EXERCISE PROMPT — Reproduce the material that follows, please, but only from its first line to the line containing "const blanks = mgLabels.map(() => null);", inclusive.

DATA SHOWN —
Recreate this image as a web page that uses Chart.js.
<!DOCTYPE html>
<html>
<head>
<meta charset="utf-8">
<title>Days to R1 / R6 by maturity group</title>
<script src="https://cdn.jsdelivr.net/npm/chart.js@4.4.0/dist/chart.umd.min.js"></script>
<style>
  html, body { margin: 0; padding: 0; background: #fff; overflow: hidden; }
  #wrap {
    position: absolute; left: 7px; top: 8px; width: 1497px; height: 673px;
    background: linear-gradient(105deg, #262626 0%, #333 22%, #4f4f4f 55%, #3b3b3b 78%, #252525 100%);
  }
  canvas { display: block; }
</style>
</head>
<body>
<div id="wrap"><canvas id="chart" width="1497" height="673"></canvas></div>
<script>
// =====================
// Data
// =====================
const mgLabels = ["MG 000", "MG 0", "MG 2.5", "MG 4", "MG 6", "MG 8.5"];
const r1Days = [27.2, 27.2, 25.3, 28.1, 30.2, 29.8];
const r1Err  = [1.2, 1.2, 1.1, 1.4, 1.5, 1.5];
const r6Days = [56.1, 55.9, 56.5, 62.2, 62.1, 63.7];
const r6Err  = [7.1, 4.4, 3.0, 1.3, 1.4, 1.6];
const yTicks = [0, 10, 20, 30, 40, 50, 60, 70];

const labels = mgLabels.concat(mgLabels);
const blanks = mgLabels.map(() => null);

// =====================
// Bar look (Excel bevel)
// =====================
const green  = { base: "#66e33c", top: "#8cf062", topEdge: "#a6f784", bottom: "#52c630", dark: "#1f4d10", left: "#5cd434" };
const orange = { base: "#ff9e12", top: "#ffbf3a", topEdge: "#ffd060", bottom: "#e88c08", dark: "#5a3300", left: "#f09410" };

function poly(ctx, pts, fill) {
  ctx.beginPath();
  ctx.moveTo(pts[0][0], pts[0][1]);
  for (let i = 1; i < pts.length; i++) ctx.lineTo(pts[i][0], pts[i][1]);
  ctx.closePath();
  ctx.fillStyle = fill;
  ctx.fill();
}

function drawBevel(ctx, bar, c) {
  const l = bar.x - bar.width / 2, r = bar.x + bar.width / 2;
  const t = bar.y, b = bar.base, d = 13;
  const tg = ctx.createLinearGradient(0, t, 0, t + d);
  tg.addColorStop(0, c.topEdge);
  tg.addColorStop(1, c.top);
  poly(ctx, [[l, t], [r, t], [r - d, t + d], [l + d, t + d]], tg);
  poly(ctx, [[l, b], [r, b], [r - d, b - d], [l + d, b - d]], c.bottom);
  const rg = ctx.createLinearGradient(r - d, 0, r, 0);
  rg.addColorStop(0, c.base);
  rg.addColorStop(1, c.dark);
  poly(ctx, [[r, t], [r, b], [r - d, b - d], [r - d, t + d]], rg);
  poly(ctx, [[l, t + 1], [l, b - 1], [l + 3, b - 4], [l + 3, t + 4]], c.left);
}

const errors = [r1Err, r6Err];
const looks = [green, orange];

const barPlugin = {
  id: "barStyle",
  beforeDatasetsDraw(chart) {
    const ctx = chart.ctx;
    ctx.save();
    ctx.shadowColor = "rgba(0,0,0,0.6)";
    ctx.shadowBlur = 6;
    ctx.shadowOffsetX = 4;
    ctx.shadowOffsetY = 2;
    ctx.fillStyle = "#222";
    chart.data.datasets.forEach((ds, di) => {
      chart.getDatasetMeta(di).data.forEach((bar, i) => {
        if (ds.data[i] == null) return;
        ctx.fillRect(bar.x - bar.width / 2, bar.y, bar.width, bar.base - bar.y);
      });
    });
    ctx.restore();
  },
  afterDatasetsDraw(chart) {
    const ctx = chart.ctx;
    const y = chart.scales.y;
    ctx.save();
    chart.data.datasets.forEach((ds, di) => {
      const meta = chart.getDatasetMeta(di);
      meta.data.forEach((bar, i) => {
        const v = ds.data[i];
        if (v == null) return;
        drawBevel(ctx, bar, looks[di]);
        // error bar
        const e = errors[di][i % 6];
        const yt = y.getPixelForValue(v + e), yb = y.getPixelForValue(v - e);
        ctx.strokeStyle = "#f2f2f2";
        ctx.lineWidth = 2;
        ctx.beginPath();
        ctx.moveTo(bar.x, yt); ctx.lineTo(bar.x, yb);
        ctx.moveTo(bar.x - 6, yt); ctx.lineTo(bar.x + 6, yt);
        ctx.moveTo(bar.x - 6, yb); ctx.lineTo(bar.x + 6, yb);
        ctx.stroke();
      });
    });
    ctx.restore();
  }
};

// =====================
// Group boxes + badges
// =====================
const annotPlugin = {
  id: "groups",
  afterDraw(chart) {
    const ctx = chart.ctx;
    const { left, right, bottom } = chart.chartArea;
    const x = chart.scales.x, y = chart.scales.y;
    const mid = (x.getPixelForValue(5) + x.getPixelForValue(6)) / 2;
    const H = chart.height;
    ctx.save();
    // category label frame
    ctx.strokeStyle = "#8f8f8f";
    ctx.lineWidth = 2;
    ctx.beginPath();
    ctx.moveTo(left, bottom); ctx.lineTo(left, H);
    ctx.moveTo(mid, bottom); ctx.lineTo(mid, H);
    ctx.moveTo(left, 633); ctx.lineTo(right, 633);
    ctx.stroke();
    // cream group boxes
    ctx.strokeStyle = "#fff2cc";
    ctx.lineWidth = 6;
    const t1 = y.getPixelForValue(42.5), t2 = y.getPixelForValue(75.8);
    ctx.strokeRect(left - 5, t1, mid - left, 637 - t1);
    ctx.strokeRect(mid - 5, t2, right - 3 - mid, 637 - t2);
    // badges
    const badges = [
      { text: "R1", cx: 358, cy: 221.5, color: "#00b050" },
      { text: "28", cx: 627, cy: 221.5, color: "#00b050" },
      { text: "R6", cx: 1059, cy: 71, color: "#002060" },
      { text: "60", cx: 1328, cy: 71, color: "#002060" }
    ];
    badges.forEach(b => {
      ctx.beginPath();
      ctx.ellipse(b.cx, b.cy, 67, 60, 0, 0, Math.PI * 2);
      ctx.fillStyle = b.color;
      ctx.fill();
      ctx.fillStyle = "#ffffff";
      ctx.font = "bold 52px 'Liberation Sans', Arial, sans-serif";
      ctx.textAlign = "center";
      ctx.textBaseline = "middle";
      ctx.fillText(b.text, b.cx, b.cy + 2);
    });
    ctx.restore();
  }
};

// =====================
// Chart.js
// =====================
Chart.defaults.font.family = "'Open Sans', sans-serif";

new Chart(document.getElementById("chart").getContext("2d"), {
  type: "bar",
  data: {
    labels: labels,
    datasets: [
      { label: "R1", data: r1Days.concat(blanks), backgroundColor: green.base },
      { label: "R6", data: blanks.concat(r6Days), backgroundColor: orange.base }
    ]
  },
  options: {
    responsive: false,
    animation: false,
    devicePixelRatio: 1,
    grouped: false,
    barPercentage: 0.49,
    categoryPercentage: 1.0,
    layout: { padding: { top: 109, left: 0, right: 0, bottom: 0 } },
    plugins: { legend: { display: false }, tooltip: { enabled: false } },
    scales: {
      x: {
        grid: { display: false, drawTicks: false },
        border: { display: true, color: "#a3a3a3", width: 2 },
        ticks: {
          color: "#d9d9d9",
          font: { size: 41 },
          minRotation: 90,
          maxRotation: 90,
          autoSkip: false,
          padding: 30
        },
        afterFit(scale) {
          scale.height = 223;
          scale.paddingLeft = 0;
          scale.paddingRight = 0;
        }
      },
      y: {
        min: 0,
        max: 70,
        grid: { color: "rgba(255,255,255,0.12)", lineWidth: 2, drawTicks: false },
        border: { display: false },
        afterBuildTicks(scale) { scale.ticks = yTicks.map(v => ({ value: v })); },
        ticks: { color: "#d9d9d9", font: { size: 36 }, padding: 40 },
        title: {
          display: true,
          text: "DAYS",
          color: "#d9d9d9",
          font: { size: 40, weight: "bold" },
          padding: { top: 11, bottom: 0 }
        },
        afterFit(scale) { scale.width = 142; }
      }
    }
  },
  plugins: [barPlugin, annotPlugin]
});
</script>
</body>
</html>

RESULT FOR THIS TASK —
Recreate this image as a web page that uses Chart.js.
<!DOCTYPE html>
<html>
<head>
<meta charset="utf-8">
<title>Days to R1 / R6 by maturity group</title>
<script src="https://cdn.jsdelivr.net/npm/chart.js@4.4.0/dist/chart.umd.min.js"></script>
<style>
  html, body { margin: 0; padding: 0; background: #fff; overflow: hidden; }
  #wrap {
    position: absolute; left: 7px; top: 8px; width: 1497px; height: 673px;
    background: linear-gradient(105deg, #262626 0%, #333 22%, #4f4f4f 55%, #3b3b3b 78%, #252525 100%);
  }
  canvas { display: block; }
</style>
</head>
<body>
<div id="wrap"><canvas id="chart" width="1497" height="673"></canvas></div>
<script>
// =====================
// Data
// =====================
const mgLabels = ["MG 000", "MG 0", "MG 2.5", "MG 4", "MG 6", "MG 8.5"];
const r1Days = [27.2, 27.2, 25.3, 28.1, 30.2, 29.8];
const r1Err  = [1.2, 1.2, 1.1, 1.4, 1.5, 1.5];
const r6Days = [56.1, 55.9, 56.5, 62.2, 62.1, 63.7];
const r6Err  = [7.1, 4.4, 3.0, 1.3, 1.4, 1.6];
const yTicks = [0, 10, 20, 30, 40, 50, 60, 70];

const labels = mgLabels.concat(mgLabels);
const blanks = mgLabels.map(() => null);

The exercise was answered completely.